EXTRACTED INFORMATION.
=====
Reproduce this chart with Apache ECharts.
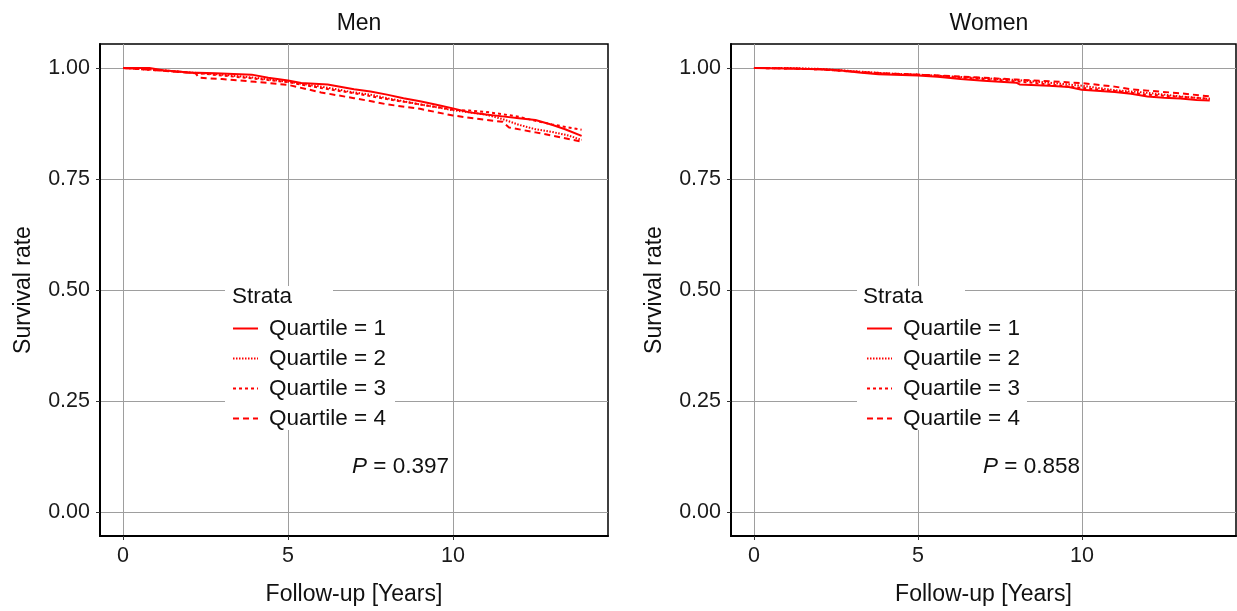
<!DOCTYPE html>
<html><head><meta charset="utf-8">
<script src="https://cdn.jsdelivr.net/npm/echarts@6/dist/echarts.min.js"></script>
<style>html,body{margin:0;padding:0;background:#fff}#c{width:1237px;height:611px}</style>
</head><body><div id="c"></div>
<script>
const panels = ['Men', 'Women'];
const strata = ['Quartile = 1', 'Quartile = 2', 'Quartile = 3', 'Quartile = 4'];
const xTicks = [0, 5, 10];
const yTicks = [0, 0.25, 0.5, 0.75, 1];
const pValues = ['0.397', '0.858'];

// [years, survival]
const menQ1 = [[0,1],[0.8,1],[1.2,0.995],[2,0.99],[2.8,0.988],[3.9,0.985],[4.4,0.978],[5,0.972],[5.4,0.966],[6.2,0.963],[7,0.952],[7.5,0.947],[8,0.94],[8.5,0.932],[9,0.925],[9.5,0.917],[10,0.909],[10.5,0.9],[11,0.895],[11.5,0.891],[12,0.887],[12.5,0.883],[13,0.872],[13.4,0.862],[13.9,0.847]];
const menQ2 = [[0,1],[1,0.996],[2,0.99],[3,0.985],[4,0.978],[5,0.969],[6,0.958],[7,0.945],[7.5,0.94],[8,0.932],[8.5,0.925],[9,0.918],[10,0.905],[11,0.895],[11.5,0.885],[12,0.872],[12.5,0.862],[13,0.856],[13.5,0.848],[13.9,0.838]];
const menQ3 = [[0,1],[1,0.995],[2,0.99],[3,0.983],[4,0.976],[5,0.968],[6,0.955],[7,0.943],[8,0.93],[9,0.918],[10,0.906],[10.5,0.904],[11,0.901],[11.5,0.896],[12,0.89],[12.5,0.881],[13,0.873],[13.5,0.866],[13.9,0.861]];
const menQ4 = [[0,1],[1,0.995],[2.2,0.988],[2.3,0.978],[3,0.975],[4,0.969],[5,0.962],[6,0.945],[7,0.932],[7.6,0.924],[8,0.918],[9,0.908],[10,0.893],[11,0.883],[11.5,0.879],[11.7,0.866],[12.5,0.855],[13,0.848],[13.9,0.834]];

const womenQ1 = [[0,1],[1,0.999],[2,0.997],[2.6,0.995],[3.2,0.99],[3.8,0.986],[5,0.983],[5.6,0.98],[6.3,0.975],[7,0.971],[8,0.967],[8.1,0.963],[9,0.96],[9.6,0.957],[10,0.951],[11,0.946],[11.5,0.942],[12,0.936],[12.5,0.933],[13,0.931],[13.5,0.928],[13.9,0.927]];
const womenQ2 = [[0,1],[1,1],[2,0.998],[3,0.993],[4,0.988],[5,0.985],[6,0.981],[7,0.977],[8,0.973],[9,0.967],[10,0.96],[10.5,0.955],[11,0.95],[12,0.944],[13,0.936],[13.9,0.93]];
const womenQ3 = [[0,1],[1,0.999],[2,0.997],[3,0.992],[4,0.987],[5,0.985],[6,0.98],[7,0.975],[8,0.97],[9,0.963],[10,0.955],[11,0.948],[12,0.94],[13,0.935],[13.9,0.931]];
const womenQ4 = [[0,1],[1,0.999],[2,0.997],[3,0.992],[4,0.988],[5,0.985],[6,0.982],[7,0.978],[8,0.974],[9,0.97],[10,0.966],[11,0.958],[11.5,0.952],[12,0.949],[13,0.943],[13.9,0.936]];

const panelData = [[menQ1, menQ2, menQ3, menQ4], [womenQ1, womenQ2, womenQ3, womenQ4]];
const dashTypes = ['solid', [1.5, 1.5], [3, 3], [6, 4]];

const FONT = '"Liberation Sans", Arial, Helvetica, sans-serif';
const grids = [
  { left: 100, right: 629, top: 44, bottom: 74 },
  { left: 731, right: 1, top: 44, bottom: 74 }
];

const xAxes = panels.map((p, i) => ({
  type: 'value', gridIndex: i, min: -0.7, max: 14.7,
  name: 'Follow-up [Years]', nameLocation: 'middle', nameGap: 47,
  nameTextStyle: { fontFamily: FONT, fontSize: 23, color: '#111' },
  axisLine: { show: true, onZero: false, lineStyle: { color: '#000', width: 2 } },
  axisTick: { show: true, length: 4, customValues: xTicks, lineStyle: { color: '#333', width: 1 } },
  axisLabel: { customValues: xTicks, margin: 9, fontFamily: FONT, fontSize: 21.5, color: '#1a1a1a' },
  splitLine: { show: true, lineStyle: { color: '#9e9e9e', width: 1 } }
}));
const yAxes = panels.map((p, i) => ({
  type: 'value', gridIndex: i, min: -0.054, max: 1.054,
  name: 'Survival rate', nameLocation: 'middle', nameGap: 65,
  nameTextStyle: { fontFamily: FONT, fontSize: 23, color: '#111' },
  axisLine: { show: true, onZero: false, lineStyle: { color: '#000', width: 2 } },
  axisTick: { show: true, length: 4, customValues: yTicks, lineStyle: { color: '#333', width: 1 } },
  axisLabel: { customValues: yTicks, margin: 10, fontFamily: FONT, fontSize: 21.5, color: '#1a1a1a',
    formatter: v => v.toFixed(2) },
  splitLine: { show: true, lineStyle: { color: '#9e9e9e', width: 1 } }
}));

const series = [];
panelData.forEach((arrs, pi) => {
  arrs.forEach((d, si) => {
    series.push({
      type: 'line', name: strata[si], xAxisIndex: pi, yAxisIndex: pi,
      data: d, showSymbol: false, symbol: 'none', silent: true,
      lineStyle: { color: '#ff0000', width: 2, type: dashTypes[si] },
      itemStyle: { color: '#ff0000' }, z: 3
    });
  });
});

const legendLeft = [227, 861];
const legends = legendLeft.map(l => ({
  data: strata, orient: 'vertical', left: l, top: 312, itemWidth: 25, itemHeight: 14, itemGap: 7,
  itemStyle: { opacity: 0 },
  textStyle: { fontFamily: FONT, fontSize: 22.5, color: '#111', padding: [0, 0, 0, 6] },
  selectedMode: false, z: 6
}));

const graphics = [];
const rectDefs = [
  [225, 286, 108, 26], [225, 312, 170, 118],
  [857, 286, 108, 26], [857, 312, 170, 118]
];
rectDefs.forEach(r => graphics.push({ type: 'rect', shape: { x: r[0], y: r[1], width: r[2], height: r[3] }, style: { fill: '#fff' }, z: 5, silent: true }));
[232, 863].forEach(x => graphics.push({ type: 'text', left: x, top: 285, z: 7,
  style: { text: 'Strata', font: '22.5px ' + FONT, fill: '#111' } }));
[[352, 0], [983, 1]].forEach(([x, i]) => graphics.push({ type: 'text', left: x, top: 455, z: 7,
  style: { text: '{i|P} = ' + pValues[i], font: '22.5px ' + FONT, fill: '#111',
    rich: { i: { fontStyle: 'italic', fontFamily: FONT, fontSize: 22.5, fill: '#111' } } } }));

const chart = echarts.init(document.getElementById('c'), null, { renderer: 'canvas' });
chart.setOption({
  animation: false,
  backgroundColor: '#fff',
  title: [
    { text: panels[0], left: 354, top: 7, textAlign: 'center', textStyle: { fontFamily: FONT, fontSize: 23, fontWeight: 'normal', color: '#111' } },
    { text: panels[1], left: 984, top: 7, textAlign: 'center', textStyle: { fontFamily: FONT, fontSize: 23, fontWeight: 'normal', color: '#111' } }
  ],
  grid: grids.map(g => Object.assign({ show: true, borderColor: '#000', borderWidth: 1.5, backgroundColor: '#fff' }, g)),
  xAxis: xAxes, yAxis: yAxes,
  legend: legends,
  graphic: graphics,
  series: series
});
</script></body></html>
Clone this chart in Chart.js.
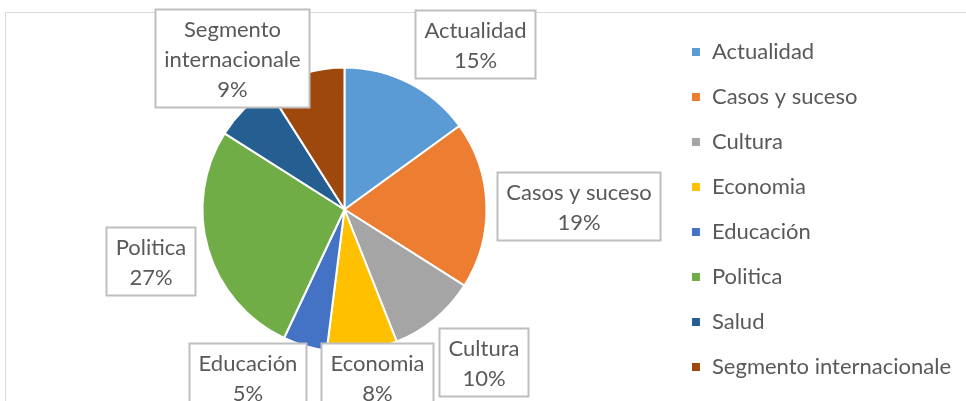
<!DOCTYPE html>
<html>
<head>
<meta charset="utf-8">
<script src="https://cdn.jsdelivr.net/npm/chart.js@4.4.0/dist/chart.umd.min.js"></script>
<style>
  html, body { margin: 0; padding: 0; background: #fff; }
  #wrap { width: 966px; height: 401px; position: relative; }
</style>
</head>
<body>
<div id="wrap"><canvas id="myChart" width="966" height="401"></canvas></div>
<script>
var categories = ["Actualidad", "Casos y suceso", "Cultura", "Economia", "Educación", "Politica", "Salud", "Segmento internacionale"];
var percentages = [15, 19, 10, 8, 5, 27, 7, 9];
var sliceColors = ['#5B9BD5', '#ED7D31', '#A5A5A5', '#FFC000', '#4472C4', '#70AD47', '#255E91', '#9E480E'];
// text lines shown in each data label box (null = no label, Excel hid it)
var labelLines = [
    ["Actualidad"],
    ["Casos y suceso"],
    ["Cultura"],
    ["Economia"],
    ["Educación"],
    ["Politica"],
    null,
    ["Segmento", "internacionale"]
];

var FONT = 'Lato';
var TEXT = '#595959';

// nudges for the callout boxes, relative to a point just outside each slice
var labelNudge = [[41, 10], [37, 3], [13, 1], [8, -28], [-42, -22], [-5, -3], [0, 0], [-58, 38]];

// frame of the chart (only top and left edges are visible in the crop)
var framePlugin = {
    id: 'frame',
    beforeDraw: function (chart) {
        var c = chart.ctx;
        c.save();
        c.strokeStyle = '#d9d9d9';
        c.lineWidth = 1;
        c.beginPath();
        c.moveTo(5.5, 420);
        c.lineTo(5.5, 12.5);
        c.lineTo(980, 12.5);
        c.stroke();
        c.restore();
    }
};

var calloutPlugin = {
    id: 'callouts',
    afterDatasetsDraw: function (chart) {
        var c = chart.ctx;
        var meta = chart.getDatasetMeta(0);
        var data = chart.data.datasets[0].data;
        c.save();
        c.font = '22px ' + FONT;
        c.textAlign = 'center';
        c.textBaseline = 'middle';
        meta.data.forEach(function (arc, i) {
            if (!labelLines[i]) return;
            var p = arc.getProps(['x', 'y', 'startAngle', 'endAngle', 'outerRadius'], true);
            var mid = (p.startAngle + p.endAngle) / 2;
            var cx = p.x + Math.cos(mid) * (p.outerRadius + 55) + labelNudge[i][0];
            var cy = p.y + Math.sin(mid) * (p.outerRadius + 55) + labelNudge[i][1];
            var lines = labelLines[i].concat([data[i] + '%']);
            var w = 0;
            lines.forEach(function (l) { w = Math.max(w, c.measureText(l).width); });
            var lh = 30;
            var bw = Math.round(w + 18), bh = lines.length * lh + 8;
            var bx = Math.round(cx - bw / 2) + 0.5, by = Math.round(cy - bh / 2) + 0.5;
            c.fillStyle = '#fff';
            c.fillRect(bx, by, bw, bh);
            c.strokeStyle = '#bfbfbf';
            c.lineWidth = 2;
            c.strokeRect(bx, by, bw, bh);
            c.fillStyle = TEXT;
            lines.forEach(function (l, k) {
                c.fillText(l, bx + bw / 2, by + 4 + lh * k + lh / 2 + 1);
            });
        });
        c.restore();
    }
};

var ctx = document.getElementById('myChart').getContext('2d');
var chart = new Chart(ctx, {
    type: 'pie',
    data: {
        labels: categories,
        datasets: [{
            data: percentages,
            backgroundColor: sliceColors,
            borderColor: '#ffffff',
            borderWidth: 2,
            radius: 142
        }]
    },
    options: {
        responsive: false,
        animation: false,
        layout: { padding: { left: 21, right: 5, top: 18, bottom: 0 } },
        plugins: {
            tooltip: { enabled: false },
            legend: {
                position: 'right',
                align: 'center',
                labels: {
                    boxWidth: 10,
                    boxHeight: 10,
                    padding: 23,
                    color: TEXT,
                    font: { family: FONT, size: 22 }
                }
            }
        }
    },
    plugins: [framePlugin, calloutPlugin]
});
</script>
</body>
</html>
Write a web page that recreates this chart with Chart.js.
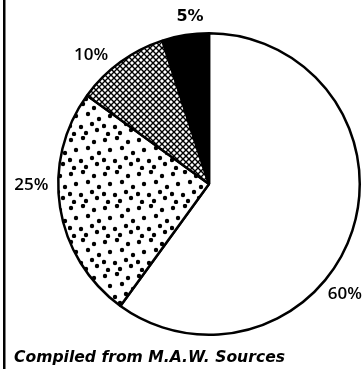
<!DOCTYPE html>
<html>
<head>
<meta charset="utf-8">
<script src="https://cdn.jsdelivr.net/npm/chart.js@4.4.1/dist/chart.umd.min.js"></script>
<style>
  html, body { margin: 0; padding: 0; background: #fff; }
  #wrap { position: relative; width: 364px; height: 371px; }
</style>
</head>
<body>
<div id="wrap"><canvas id="pie" width="364" height="371"></canvas></div>
<script>
// shares, clockwise from 12 o'clock
const categories = ['A', 'B', 'C', 'D'];
const shares = [60, 25, 10, 5];
const shareLabels = ['60%', '25%', '10%', '5%'];
const caption = 'Compiled from M.A.W. Sources';

// label placement: angle shift (deg) from slice middle, gap past the rim (px)
const labelShift = [21, 8.5, -6.4, 2.5];
const labelGap = [24, 27, 24, 17];

// fill patterns for the hatched slices
function dotPattern() {
    const c = document.createElement('canvas');
    c.width = 34; c.height = 34;
    const g = c.getContext('2d');
    g.fillStyle = '#fff';
    g.fillRect(0, 0, 34, 34);
    g.fillStyle = '#000';
    const pts = [
        [3, 4], [15, 2], [26, 6], [8, 14], [20, 12], [31, 17],
        [2, 24], [13, 25], [24, 22], [6, 32], [18, 31], [29, 28]
    ];
    pts.forEach(([x, y]) => {
        g.beginPath();
        g.arc(x, y, 2.2, 0, Math.PI * 2);
        g.fill();
    });
    return g.createPattern(c, 'repeat');
}

function hatchPattern() {
    const s = 6;
    const c = document.createElement('canvas');
    c.width = s; c.height = s;
    const g = c.getContext('2d');
    g.fillStyle = '#fff';
    g.fillRect(0, 0, s, s);
    g.strokeStyle = '#000';
    g.lineWidth = 1.4;
    [-s, 0, s].forEach(o => {
        g.beginPath();
        g.moveTo(o - 1, -1); g.lineTo(o + s + 1, s + 1);
        g.moveTo(o + s + 1, -1); g.lineTo(o - 1, s + 1);
        g.stroke();
    });
    return g.createPattern(c, 'repeat');
}

const decorations = {
    id: 'decorations',
    afterDraw(chart) {
        const ctx = chart.ctx;
        const arcs = chart.getDatasetMeta(0).data;
        ctx.save();

        // percentage labels around the rim
        ctx.fillStyle = '#000';
        ctx.textAlign = 'center';
        ctx.textBaseline = 'middle';
        arcs.forEach((arc, i) => {
            const p = arc.getProps(['x', 'y', 'startAngle', 'endAngle', 'outerRadius'], true);
            const a = (p.startAngle + p.endAngle) / 2 + labelShift[i] * Math.PI / 180;
            const r = p.outerRadius + labelGap[i];
            ctx.font = i === 3
                ? 'bold 16px "DejaVu Sans", sans-serif'
                : '600 17px "Open Sans", "DejaVu Sans", sans-serif';
            ctx.fillText(shareLabels[i], p.x + r * Math.cos(a), p.y + r * Math.sin(a));
        });

        // left rule
        ctx.fillRect(3, 0, 2.5, 369);

        // source note
        ctx.font = 'italic bold 15px "DejaVu Sans", sans-serif';
        ctx.textAlign = 'left';
        ctx.textBaseline = 'alphabetic';
        const w = ctx.measureText(caption).width;
        ctx.translate(14, 362);
        ctx.scale(271 / w, 1);
        ctx.fillText(caption, 0, 0);
        ctx.restore();
    }
};

new Chart(document.getElementById('pie'), {
    type: 'pie',
    data: {
        labels: categories,
        datasets: [{
            data: shares,
            backgroundColor: ['#ffffff', dotPattern(), hatchPattern(), '#000000'],
            borderColor: '#000',
            borderWidth: 2.5
        }]
    },
    options: {
        responsive: false,
        animation: false,
        layout: { padding: { left: 57, right: 3, top: 32, bottom: 35 } },
        plugins: {
            legend: { display: false },
            tooltip: { enabled: false }
        }
    },
    plugins: [decorations]
});
</script>
</body>
</html>
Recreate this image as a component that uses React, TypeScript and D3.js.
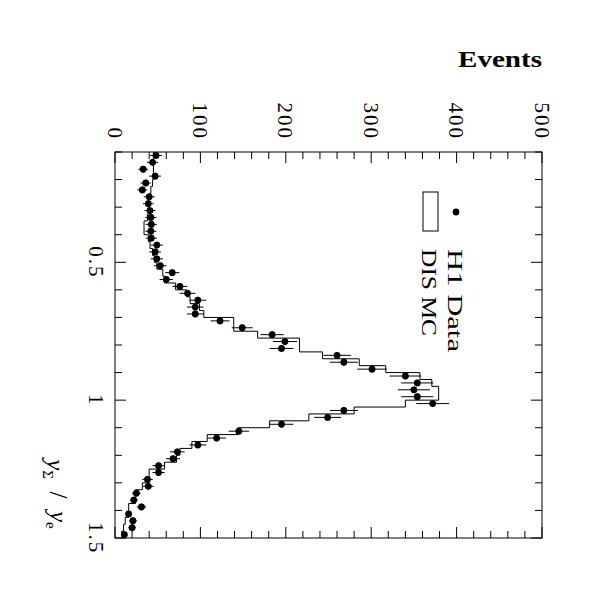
import React from 'react';
import * as d3 from 'd3';

// bin edges in y_sigma / y_e (57 edges -> 56 bins)
const binEdges = [
  0.1, 0.125, 0.15, 0.175, 0.2, 0.225, 0.25, 0.275, 0.3, 0.325,
  0.35, 0.375, 0.4, 0.425, 0.45, 0.475, 0.5, 0.525, 0.55, 0.575,
  0.6, 0.625, 0.65, 0.675, 0.7, 0.725, 0.75, 0.775, 0.8, 0.825,
  0.85, 0.875, 0.9, 0.925, 0.95, 0.975, 1.0, 1.025, 1.05, 1.075,
  1.1, 1.125, 1.15, 1.175, 1.2, 1.225, 1.25, 1.275, 1.3, 1.325,
  1.35, 1.375, 1.4, 1.425, 1.45, 1.475, 1.5,
];

// H1 data, events per bin
const dataEvents = [
  48, 44, 33, 47, 36, 32, 40, 39, 41, 42,
  42.5, 42, 42.5, 49, 47, 49, 53, 67, 60, 76,
  85, 97, 94, 94, 123, 149, 184, 199, 195, 260,
  268, 301, 340, 354, 350, 354, 372, 268, 249, 195,
  145, 119, 97, 73, 68, 51, 51, 38, 39, 25,
  22, 31, 16, 21, 20, 11,
];

// DIS MC, events per bin
const mcEvents = [
  45, 45, 45, 45, 44, 42, 40, 39, 39, 38,
  34, 34, 39, 41, 44, 46, 49, 56, 58, 71,
  84, 88, 99, 104, 139, 139, 167, 216, 216, 243,
  286, 317, 357, 371, 379, 379, 340, 280, 227, 181,
  144, 108, 90, 76, 72, 58, 40, 40, 32, 24,
  24, 16, 16, 12, 10, 8,
];

const eventTicks = [0, 100, 200, 300, 400, 500];
const ratioTicks = [0.5, 1, 1.5];
const ratioTickLabels = ['0.5', '1', '1.5'];

const W = 600;
const H = 606;
const left = 115;
const right = 542;
const top = 152;
const bottom = 538;

const font = '"Liberation Serif", "Times New Roman", serif';

const App: React.FC = () => {
  // chart is drawn rotated: events run left -> right, ratio runs top -> bottom
  const x = d3.scaleLinear().domain([0, 500]).range([left, right]);
  const y = d3.scaleLinear().domain([0.1, 1.5]).range([top, bottom]);

  const minorX = x.ticks(25);
  const minorY = y.ticks(14);

  // MC step outline
  const pts: [number, number][] = [];
  mcEvents.forEach((v, i) => {
    pts.push([x(v), y(binEdges[i])]);
    pts.push([x(v), y(binEdges[i + 1])]);
  });
  const mcPath = d3.line()(pts) as string;

  const isMajorX = (t: number) => Math.abs(t % 100) < 1e-6;
  const isMajorY = (t: number) => ratioTicks.some(r => Math.abs(r - t) < 1e-6);

  return (
    <div style={{ position: 'absolute', left: 0, top: 0 }}>
      <svg width={W} height={H} style={{ display: 'block', background: '#fff' }} fontFamily={font}>
        {/* histogram */}
        <path d={mcPath} fill="none" stroke="#000" strokeWidth={1} />

        {/* data with error bars */}
        {dataEvents.map((v, i) => {
          const cy = y((binEdges[i] + binEdges[i + 1]) / 2);
          const err = Math.sqrt(v);
          return (
            <g key={i}>
              <line x1={x(v - err)} x2={x(v + err)} y1={cy} y2={cy} stroke="#000" strokeWidth={1} />
              <line x1={x(v)} x2={x(v)} y1={y(binEdges[i])} y2={y(binEdges[i + 1])} stroke="#000" strokeWidth={1} />
              <circle cx={x(v)} cy={cy} r={3.4} fill="#000" />
            </g>
          );
        })}

        {/* frame */}
        <rect x={left} y={top} width={right - left} height={bottom - top} fill="none" stroke="#000" strokeWidth={1} />

        {/* event ticks on top and bottom edges */}
        {minorX.map(t => {
          const len = isMajorX(t) ? 11 : 7;
          return (
            <g key={'tx' + t}>
              <line x1={x(t)} x2={x(t)} y1={top} y2={top + len} stroke="#000" />
              <line x1={x(t)} x2={x(t)} y1={bottom} y2={bottom - len} stroke="#000" />
            </g>
          );
        })}

        {/* ratio ticks on left and right edges */}
        {minorY.map(t => {
          const len = isMajorY(t) ? 11 : 7;
          return (
            <g key={'ty' + t}>
              <line x1={left} x2={left + len} y1={y(t)} y2={y(t)} stroke="#000" />
              <line x1={right} x2={right - len} y1={y(t)} y2={y(t)} stroke="#000" />
            </g>
          );
        })}

        {/* event tick labels, rotated */}
        {eventTicks.map(t => (
          <text
            key={'lx' + t}
            transform={`translate(${x(t)},140) rotate(90)`}
            textAnchor="end"
            dy="0.35em"
            fontSize={21}
            letterSpacing={2}
          >
            {t}
          </text>
        ))}

        {/* ratio tick labels, rotated */}
        {ratioTicks.map((t, i) => (
          <text
            key={'ly' + t}
            transform={`translate(96,${y(t)}) rotate(90)`}
            textAnchor="middle"
            dy="0.35em"
            fontSize={21}
            letterSpacing={2}
          >
            {ratioTickLabels[i]}
          </text>
        ))}

        {/* axis titles */}
        <text
          x={458}
          y={67}
          fontSize={23}
          fontWeight="bold"
          textLength={84}
          lengthAdjust="spacingAndGlyphs"
        >
          Events
        </text>
        <text transform="translate(56,494) rotate(90)" textAnchor="middle" dy="0.35em" fontSize={25}>
          <tspan fontStyle="italic">y</tspan>
          <tspan fontSize={15} dy="0.3em">Σ</tspan>
          <tspan dy="-0.3em">{'\u2002/\u2002'}</tspan>
          <tspan fontStyle="italic">y</tspan>
          <tspan fontSize={15} dy="0.3em">e</tspan>
        </text>

        {/* legend */}
        <circle cx={456} cy={212} r={3.4} fill="#000" />
        <rect x={423} y={192} width={15} height={39} fill="#fff" stroke="#000" />
        <text
          transform="translate(456,249) rotate(90)"
          dy="0.35em"
          fontSize={22}
          textLength={103}
          lengthAdjust="spacingAndGlyphs"
        >
          H1 Data
        </text>
        <text
          transform="translate(430,249) rotate(90)"
          dy="0.35em"
          fontSize={22}
          textLength={87}
          lengthAdjust="spacingAndGlyphs"
        >
          DIS MC
        </text>
      </svg>
    </div>
  );
};

export default App;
=====
SET TASK. Repeat word for word the lines above, from the first entry through the line containing "const pValues = ['0.397', '0.858'];", with both ends kept and the pictures dropped.

ANSWER TO THE PROBLEM.
Reproduce this chart with Apache ECharts.
<!DOCTYPE html>
<html><head><meta charset="utf-8">
<script src="https://cdn.jsdelivr.net/npm/echarts@6/dist/echarts.min.js"></script>
<style>html,body{margin:0;padding:0;background:#fff}#c{width:1237px;height:611px}</style>
</head><body><div id="c"></div>
<script>
const panels = ['Men', 'Women'];
const strata = ['Quartile = 1', 'Quartile = 2', 'Quartile = 3', 'Quartile = 4'];
const xTicks = [0, 5, 10];
const yTicks = [0, 0.25, 0.5, 0.75, 1];
const pValues = ['0.397', '0.858'];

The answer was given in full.